Input records

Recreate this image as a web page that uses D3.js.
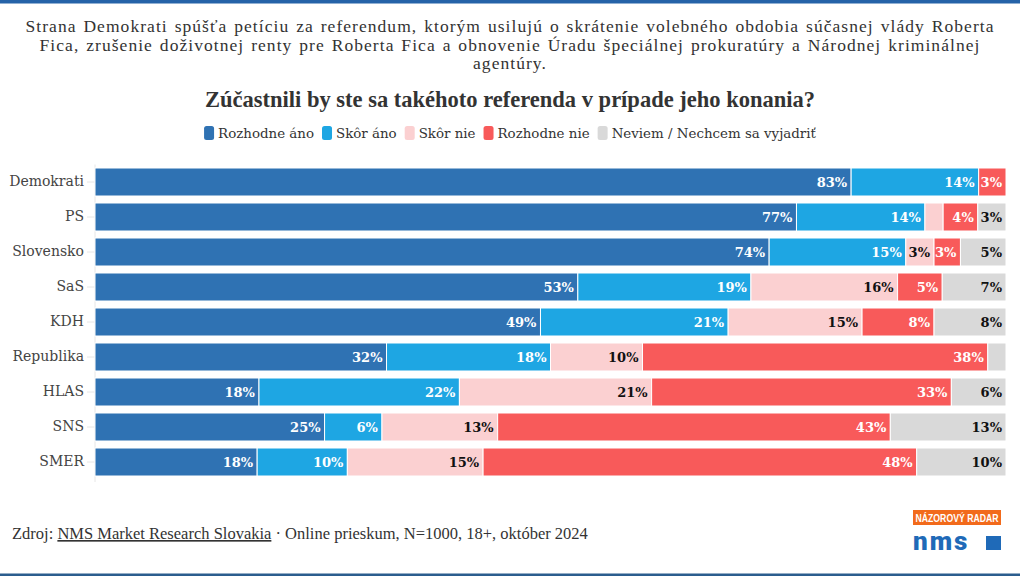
<!DOCTYPE html>
<html><head><meta charset="utf-8">
<script src="https://cdn.jsdelivr.net/npm/d3@7"></script>
<style>
html,body{margin:0;padding:0;background:#fff;}
svg{display:block;}
</style></head>
<body>
<script>
const categories = ["Demokrati","PS","Slovensko","SaS","KDH","Republika","HLAS","SNS","SMER"];
const seriesNames = ["Rozhodne áno","Skôr áno","Skôr nie","Rozhodne nie","Neviem / Nechcem sa vyjadriť"];
const rozhodneAno = [83, 77, 74, 53, 48.9, 32, 18, 25.2, 17.8];
const skorAno     = [14, 14.1, 15, 19, 20.6, 18, 22, 6.3, 9.9];
const skorNie     = [0, 2, 3.1, 16.1, 14.7, 10.1, 21.1, 12.7, 14.9];
const rozhodneNie = [3, 3.8, 2.9, 4.9, 7.9, 37.9, 32.9, 43.1, 47.6];
const neviem      = [0, 3.1, 5, 7, 7.9, 2, 6, 12.7, 9.8];
const colors = ["#2f72b3","#1ea6e3","#fbd0d1","#f85a5a","#d9d9d9"];
const labelColors = ["#fff","#fff","#111","#fff","#111"];
const subtitleLines = [
 "Strana Demokrati spúšťa petíciu za referendum, ktorým usilujú o skrátenie volebného obdobia súčasnej vlády Roberta",
 "Fica, zrušenie doživotnej renty pre Roberta Fica a obnovenie Úradu špeciálnej prokuratúry a Národnej kriminálnej",
 "agentúry."
];
const heading = "Zúčastnili by ste sa takéhoto referenda v prípade jeho konania?";

const W = 1020, H = 576;
const svg = d3.select("body").append("svg").attr("width", W).attr("height", H);

// top and bottom stripes
svg.append("rect").attr("x",0).attr("y",0).attr("width",W).attr("height",3.5).attr("fill","#2563a8");
svg.append("rect").attr("x",0).attr("y",573.5).attr("width",W).attr("height",2.5).attr("fill","#2b5d8e");

// subtitle
const serif = "'Liberation Serif', serif";
svg.append("g").selectAll("text").data(subtitleLines).join("text")
  .attr("x", W/2).attr("y", (d,i) => 32 + i*18.5)
  .attr("text-anchor","middle")
  .style("font-family", serif).style("font-size","17.5px")
  .style("letter-spacing","1.05px").style("word-spacing","1.5px")
  .attr("fill","#333")
  .text(d => d);

svg.append("text").attr("x", W/2).attr("y", 107).attr("text-anchor","middle")
  .style("font-family", serif).style("font-size","22.5px").style("font-weight","bold").attr("fill","#333")
  .text(heading);

// legend
const legendFont = "'DejaVu Serif', serif";
const legend = svg.append("g");
let lx = 0;
const items = [];
seriesNames.forEach((n,i) => {
  const g = legend.append("g");
  g.append("rect").attr("x",0).attr("y",-7).attr("width",10).attr("height",14).attr("rx",2.5).attr("fill",colors[i]);
  const t = g.append("text").attr("x",14).attr("y",5).style("font-family",legendFont).style("font-size","13.4px")
    .attr("fill","#333").text(n);
  items.push({g, w: 14 + t.node().getComputedTextLength()});
});
const gapL = 8;
const totalL = d3.sum(items, d=>d.w) + gapL*(items.length-1);
lx = W/2 - totalL/2;
items.forEach(it => { it.g.attr("transform", `translate(${lx},133)`); lx += it.w + gapL; });

// scales
const x = d3.scaleLinear().domain([0,100]).range([95, 1006]);
const y = d3.scaleBand().domain(categories).range([164.5, 479.5]).paddingInner(0.2).paddingOuter(0.1);

const seriesArrays = [rozhodneAno, skorAno, skorNie, rozhodneNie, neviem];
const rows = categories.map((c,i) => {
  const o = {cat:c};
  seriesNames.forEach((s,j) => o[s] = seriesArrays[j][i]);
  return o;
});
const stacked = d3.stack().keys(seriesNames)(rows);

// axis
const yAxis = svg.append("g").attr("transform","translate(95,0)")
  .call(d3.axisLeft(y).tickSize(8).tickPadding(3));
yAxis.select(".domain").attr("stroke","#e6e6e6");
yAxis.selectAll(".tick line").attr("stroke","#e6e6e6");
yAxis.selectAll(".tick text").style("font-family",legendFont).style("font-size","14px").attr("fill","#444");
yAxis.select(".domain").attr("d", `M0,164.5V482`);

// bars
const fmt = v => Math.round(v) + "%";
stacked.forEach((layer,j) => {
  const g = svg.append("g");
  g.selectAll("rect").data(layer).join("rect")
    .attr("x", d => x(d[0]))
    .attr("y", d => y(d.data.cat))
    .attr("width", d => Math.max(0, x(d[1]) - x(d[0])))
    .attr("height", y.bandwidth())
    .attr("fill", colors[j])
    .attr("stroke", "#fff").attr("stroke-width", 1);
  g.selectAll("text").data(layer.filter(d => d[1]-d[0] >= 2.5)).join("text")
    .attr("x", d => x(d[1]) - 4)
    .attr("y", d => y(d.data.cat) + y.bandwidth()/2 + 5)
    .attr("text-anchor","end")
    .style("font-family",legendFont).style("font-size","13px").style("font-weight","bold")
    .attr("fill", labelColors[j])
    .text(d => fmt(d[1]-d[0]));
});

// footer
const foot = svg.append("text").attr("x",12).attr("y",539)
  .style("font-family",serif).style("font-size","16.5px").attr("fill","#333");
foot.append("tspan").text("Zdroj: ");
foot.append("tspan").attr("text-decoration","underline").text("NMS Market Research Slovakia");
foot.append("tspan").text(" · Online prieskum, N=1000, 18+, október 2024");

// logo
const logo = svg.append("g");
logo.append("rect").attr("x",913).attr("y",510).attr("width",88).attr("height",15).attr("fill","#f26a1b");
logo.append("text").attr("x",915.5).attr("y",521.5)
  .attr("textLength", 83).attr("lengthAdjust","spacingAndGlyphs")
  .style("font-family","'Liberation Sans',sans-serif").style("font-size","10.5px").style("font-weight","bold")
  .attr("fill","#fff").text("NÁZOROVÝ RADAR");
logo.append("text").attr("x",913).attr("y",550)
  .style("font-family","Roboto, sans-serif").style("font-size","26px").style("font-weight","900")
  .style("letter-spacing","2px")
  .attr("fill","#1f6ab8").text("nms");
logo.append("rect").attr("x",986).attr("y",536).attr("width",15).attr("height",14).attr("fill","#1f6ab8");
</script>
</body></html>
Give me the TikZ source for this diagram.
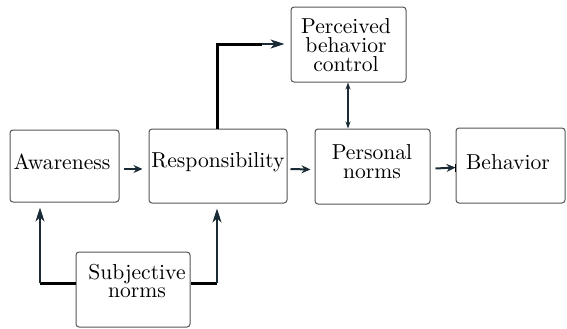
\documentclass[tikz,border=0pt]{standalone}
\usetikzlibrary{arrows.meta}
\definecolor{navy}{HTML}{1B2B36}
\definecolor{boxline}{HTML}{555555}
\tikzset{
  box/.style={draw=boxline, line width=0.5pt, rounded corners=1.5pt, inner sep=0pt},
  lbl/.style={align=center, font=\fontsize{10.8}{9.4}\selectfont, inner sep=0pt},
  arr/.style={draw=navy, line width=1pt, -{Stealth[length=4.5pt,width=4pt]}},
  longarr/.style={draw=navy, line width=1pt, -{Stealth[length=7pt,width=4.5pt,inset=2pt]}},
  thick line/.style={draw=black, line width=1.5pt},
  dbl/.style={draw=navy, line width=0.8pt, {Stealth[length=3.5pt,width=2.5pt]}-{Stealth[length=3.5pt,width=2.5pt]}}
}
\begin{document}
\begin{tikzpicture}[x=0.5pt,y=-0.5pt]
\useasboundingbox (0,0) rectangle (567,328);
% boxes
\node[box, minimum width=54.5pt, minimum height=36pt] (aw) at (64.5,166) {};
\node[box, minimum width=69pt, minimum height=37pt] (re) at (218,166) {};
\node[box, minimum width=57.5pt, minimum height=37.5pt] (pn) at (372.5,166.5) {};
\node[box, minimum width=54.5pt, minimum height=37.5pt] (be) at (510.5,165.5) {};
\node[box, minimum width=57.5pt, minimum height=37.5pt] (pb) at (348.5,44.5) {};
\node[box, minimum width=57pt, minimum height=37.5pt] (sn) at (133,289.5) {};
% texts
\node[lbl] (awt) at (62,162) {Awareness};
\node[lbl] (ret) at (218,162) {Responsibility};
\node[lbl] (pnt) at (372,162) {Personal\\norms};
\node[lbl] (bet) at (508,162) {Behavior};
\node[lbl] (pbt) at (346,45) {Perceived\\behavior\\control};
\node[lbl] (snt) at (137,281) {Subjective\\norms};
% horizontal arrows
\draw[arr] ([xshift=2pt,yshift=-1.5pt]aw.east) -- ([xshift=-3pt,yshift=-1.5pt]re.west);
\draw[arr] ([xshift=1.5pt,yshift=-1.5pt]re.east) -- ([xshift=-2pt,yshift=-1.5pt]pn.west);
\draw[arr] ([xshift=2.5pt,yshift=-1pt]pn.east) -- ([yshift=-1pt]be.west);
\draw[draw=black, line width=0.8pt] ([yshift=1pt]be.west) -- ([yshift=-3pt]be.west);
% responsibility to perceived control
\coordinate (c1) at (217,44);
\coordinate (c2) at (262,44);
\draw[thick line] (re.north -| c1) -- (c1) -- (c2);
\draw[longarr] (c2) -- ([xshift=-3pt]pb.west |- c2);
% perceived <-> personal
\draw[dbl] (pb.south -| 348,0) -- (pn.north -| 348,0);
% subjective norms
\coordinate (l1) at (40,283);
\coordinate (r1) at (217,283);
\draw[thick line] (sn.west |- l1) -- (l1);
\draw[thick line] (sn.east |- r1) -- (r1);
\draw[longarr] (l1) -- ([yshift=-2.5pt]aw.south -| l1);
\draw[longarr] (r1) -- ([yshift=-2.5pt]re.south -| r1);
\end{tikzpicture}
\end{document}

What to produce
Which lines include "this"? Copy each of them out.

Task result
Recreate this image as a web page that uses D3.js.
Give me the TikZ source for this diagram.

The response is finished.